Né en 1928 à Oran, le pianiste et compositeur Maurice El Médioni a quitté l’Algérie en 1961, juste avant son indépendance, laissant une partie de lui-même là-bas. Il avait une affection particulière pour les jeux de mots, le swing, l’Algérie dans toute sa diversité et la joie de vivre. Avec son style hétérogène et chatoyant, il a contribué à forger la chanson francarabe, un genre judéo-arabe où des artistes comme Lili Boniche, Reinette l’Oranaise, Lili Labassi, Line Monty et Blond-Blond ont brillé, mettant en lumière l’influence de la culture juive sur les musiques du Maghreb.
Maurice El Médioni a accompagné tous ces artistes.

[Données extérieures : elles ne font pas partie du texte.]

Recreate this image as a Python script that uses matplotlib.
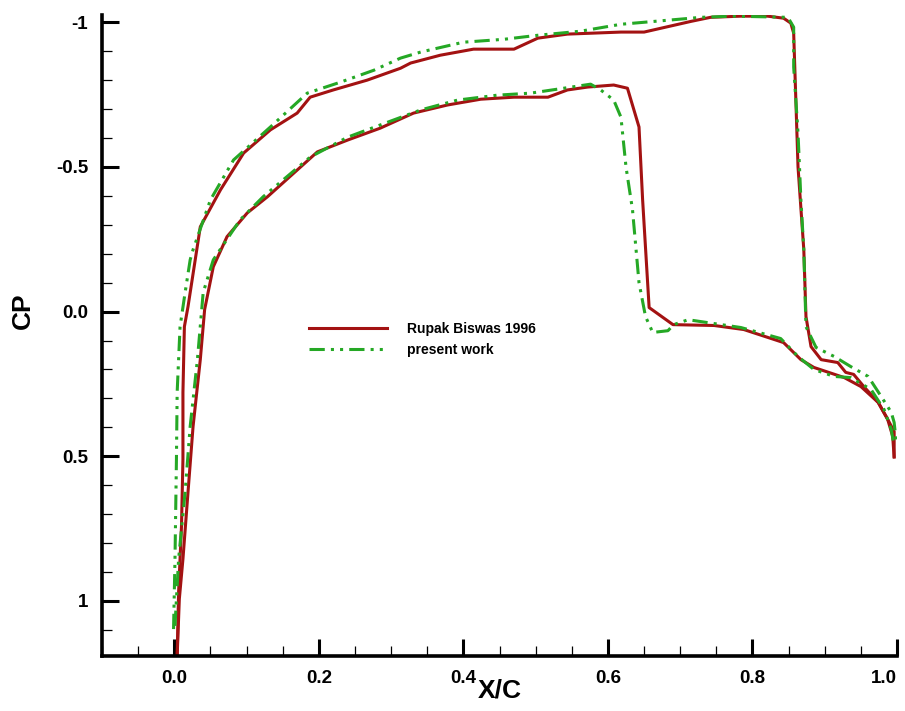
"""
Pressure coefficient distribution: Rupak Biswas 1996 vs present work.
"""

import matplotlib.pyplot as plt
from matplotlib.ticker import MultipleLocator

# Rupak Biswas 1996 - upper surface
ref_up_x = [0.004, 0.006, 0.010, 0.012, 0.012, 0.014, 0.019, 0.036, 0.064, 0.096,
            0.133, 0.170, 0.188, 0.220, 0.267, 0.313, 0.327, 0.368, 0.414, 0.470,
            0.503, 0.544, 0.618, 0.650, 0.715, 0.742, 0.784, 0.821, 0.843, 0.853,
            0.857, 0.860, 0.863, 0.871, 0.874, 0.881, 0.895, 0.918, 0.929, 0.940,
            0.954, 0.974, 0.987, 0.996, 0.996]
ref_up_cp = [1.19, 0.969, 0.741, 0.510, 0.279, 0.052, -0.017, -0.293, -0.421, -0.548,
             -0.628, -0.686, -0.741, -0.766, -0.800, -0.841, -0.859, -0.886, -0.907, -0.907,
             -0.945, -0.959, -0.966, -0.966, -1.003, -1.017, -1.021, -1.021, -1.014, -0.997,
             -0.962, -0.731, -0.500, -0.214, 0.017, 0.121, 0.166, 0.176, 0.210, 0.217,
             0.259, 0.314, 0.372, 0.414, 0.500]

# Rupak Biswas 1996 - lower surface
ref_lo_x = [0.004, 0.007, 0.012, 0.019, 0.026, 0.036, 0.042, 0.054, 0.073, 0.101,
            0.129, 0.198, 0.240, 0.285, 0.331, 0.378, 0.424, 0.470, 0.517, 0.544,
            0.572, 0.608, 0.627, 0.643, 0.648, 0.657, 0.690, 0.747, 0.788, 0.843,
            0.867, 0.885, 0.927, 0.950, 0.974, 0.987, 0.994, 0.996]
ref_lo_cp = [1.19, 0.993, 0.855, 0.624, 0.397, 0.166, -0.007, -0.155, -0.259, -0.341,
             -0.397, -0.552, -0.593, -0.634, -0.686, -0.714, -0.734, -0.741, -0.741, -0.766,
             -0.776, -0.783, -0.772, -0.638, -0.386, -0.014, 0.045, 0.048, 0.062, 0.107,
             0.166, 0.193, 0.228, 0.259, 0.314, 0.372, 0.431, 0.503]

# present work - upper surface
cur_up_x = [-0.001, 0.001, 0.003, 0.004, 0.008, 0.015, 0.022, 0.026, 0.050, 0.082,
            0.133, 0.184, 0.230, 0.276, 0.313, 0.341, 0.400, 0.456, 0.503, 0.562,
            0.618, 0.683, 0.729, 0.774, 0.849, 0.857, 0.857, 0.863, 0.867, 0.871,
            0.874, 0.888, 0.913, 0.936, 0.960, 0.978, 0.992, 0.996, 0.999]
cur_up_cp = [1.097, 0.855, 0.510, 0.279, 0.052, -0.066, -0.179, -0.214, -0.386, -0.524,
             -0.638, -0.755, -0.793, -0.834, -0.876, -0.897, -0.931, -0.941, -0.955, -0.969,
             -0.993, -1.007, -1.017, -1.021, -1.017, -0.983, -0.845, -0.617, -0.386, -0.214,
             0.052, 0.124, 0.155, 0.190, 0.224, 0.293, 0.348, 0.383, 0.452]

# present work - lower surface
cur_lo_x = [0.001, 0.006, 0.015, 0.022, 0.032, 0.040, 0.054, 0.091, 0.123, 0.188,
            0.240, 0.285, 0.341, 0.392, 0.447, 0.493, 0.539, 0.576, 0.590, 0.608,
            0.618, 0.625, 0.634, 0.643, 0.652, 0.662, 0.683, 0.691, 0.711, 0.738,
            0.784, 0.839, 0.863, 0.885, 0.913, 0.936, 0.964, 0.982, 0.992, 0.996]
cur_lo_cp = [1.086, 0.855, 0.624, 0.397, 0.166, -0.066, -0.179, -0.317, -0.397, -0.534,
             -0.603, -0.645, -0.697, -0.731, -0.748, -0.755, -0.772, -0.786, -0.766, -0.731,
             -0.672, -0.500, -0.352, -0.100, 0.017, 0.072, 0.066, 0.045, 0.028, 0.038,
             0.055, 0.093, 0.155, 0.200, 0.224, 0.228, 0.269, 0.338, 0.407, 0.466]

x_ticks = [0.0, 0.2, 0.4, 0.6, 0.8, 1.0]
x_labels = ["0.0", "0.2", "0.4", "0.6", "0.8", "1.0"]
y_ticks = [-1.0, -0.5, 0.0, 0.5, 1.0]
y_labels = ["-1", "-0.5", "0.0", "0.5", "1"]

RED = "#a31212"
GREEN = "#25a825"
tick_font = {"family": "Liberation Sans", "size": 13.5, "weight": "bold"}

fig = plt.figure(figsize=(9.05, 7.11), dpi=100)
ax = fig.add_axes([0.1127, 0.0774, 0.8785, 0.9015])

ax.plot(ref_up_x, ref_up_cp, color=RED, lw=2.2, label="Rupak Biswas 1996")
ax.plot(ref_lo_x, ref_lo_cp, color=RED, lw=2.2)
ax.plot(cur_up_x, cur_up_cp, color=GREEN, lw=2.2, dashes=(5, 2, 1, 2, 1, 2),
        label="present work")
ax.plot(cur_lo_x, cur_lo_cp, color=GREEN, lw=2.2, dashes=(5, 2, 1, 2, 1, 2))

ax.set_xlim(-0.1, 1.0)
ax.set_ylim(1.19, -1.025)

ax.spines["top"].set_visible(False)
ax.spines["right"].set_visible(False)
ax.spines["left"].set_linewidth(2.6)
ax.spines["bottom"].set_linewidth(2.6)

ax.set_xticks(x_ticks)
ax.set_xticklabels(x_labels, fontdict=tick_font)
ax.set_yticks(y_ticks)
ax.set_yticklabels(y_labels, fontdict=tick_font)
ax.xaxis.set_minor_locator(MultipleLocator(0.05))
ax.yaxis.set_minor_locator(MultipleLocator(0.1))
ax.tick_params(which="major", direction="in", length=12, width=2.2, pad=10)
ax.tick_params(which="minor", direction="in", length=7, width=0.9)
# last x label sits against the right edge, as in the source figure
ax.get_xticklabels()[-1].set_horizontalalignment("right")
ax.get_xticklabels()[-1].set_x(1.008)

ax.set_xlabel("X/C", fontsize=19, fontweight="bold", family="Liberation Sans",
              labelpad=-6)
ax.set_ylabel("CP", fontsize=19, fontweight="bold", family="Liberation Sans")
ax.yaxis.set_label_coords(-0.085, 0.538)

ax.legend(loc="upper left", bbox_to_anchor=(0.245, 0.541), frameon=False,
          handlelength=5.6, handletextpad=1.4, labelspacing=0.55,
          prop={"weight": "bold", "size": 10, "family": "Liberation Sans"})

fig.savefig("out.png", dpi=100)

Dans un univers musical où l’oud, le mandole et le violon étaient omniprésents, il a imposé le piano et des influences exotiques, apportant, comme il le disait, « un air de modernité ». Il aimait l’improvisation et transformait souvent les rythmes lents de la musique arabo-andalouse en guaracha.
El Médioni est décédé le 25 mars 2024 en Israël à l’âge de 95 ans. Tout au long de sa carrière, entamée avant la guerre et ponctuée de nombreuses pauses, il a raconté l’histoire des Juifs du Maghreb qui ont émigré en France avec les pieds-noirs expulsés pendant la guerre d’Algérie. Il avait une approche précise et appréciait la diversité de la tradition musicale nord-africaine. Selon lui, la musique de Cheikh Raymond Leyris et de son élève Enrico Macias, tous deux originaires de Constantine, était très différente de celle de sa ville natale, Oran.
Oran, avec son patrimoine culturel riche et diversifié, a été le berceau du style de musique raï chanté à la campagne, généralement associé à Cheikha Rimitti et sa voix gutturale. Rimitti était connue pour sa maîtrise du francarabe, un mélange de français et d’arabe dialectal. L’effervescence musicale de la ville a permis à Maurice El Médioni de développer son propre style, souvent apprécié par Line Monty pour sa capacité à « jouer puissamment avec les deux mains ».
Médioni était le neveu de Saoud l’Oranais (Messaoud El Médioni), un violoniste virtuose du style hawzi. Saoud était non seulement un musicien accompli, mais aussi un mentor pour Reinette l’Oranaise et avait ouvert un café au Derb, le quartier juif d’Oran, avec son frère, le père de Maurice. Saoud a été arrêté à Marseille en 1943 et est mort en déportation au camp de Sobibor, en Pologne.
Cependant, Maurice El Médioni insiste sur le fait que son amour pour la musique ne vient pas de son oncle, mais plutôt de son enfance pauvre après la mort de son père en 1935. Quand son frère aîné a ramené un vieux piano à la maison, c’est devenu le point de départ de sa passion pour la musique et le chant. Il adorait particulièrement les chansons de Tino Rossi, Charles Trenet et d’autres, avec des titres populaires tels que « La Romance de Paris » et « Je chante ». Apprendre le piano n’était pas un défi pour lui, il a maîtrisé l’instrument en une semaine, affirmant une totale symbiose entre son esprit et ses doigts.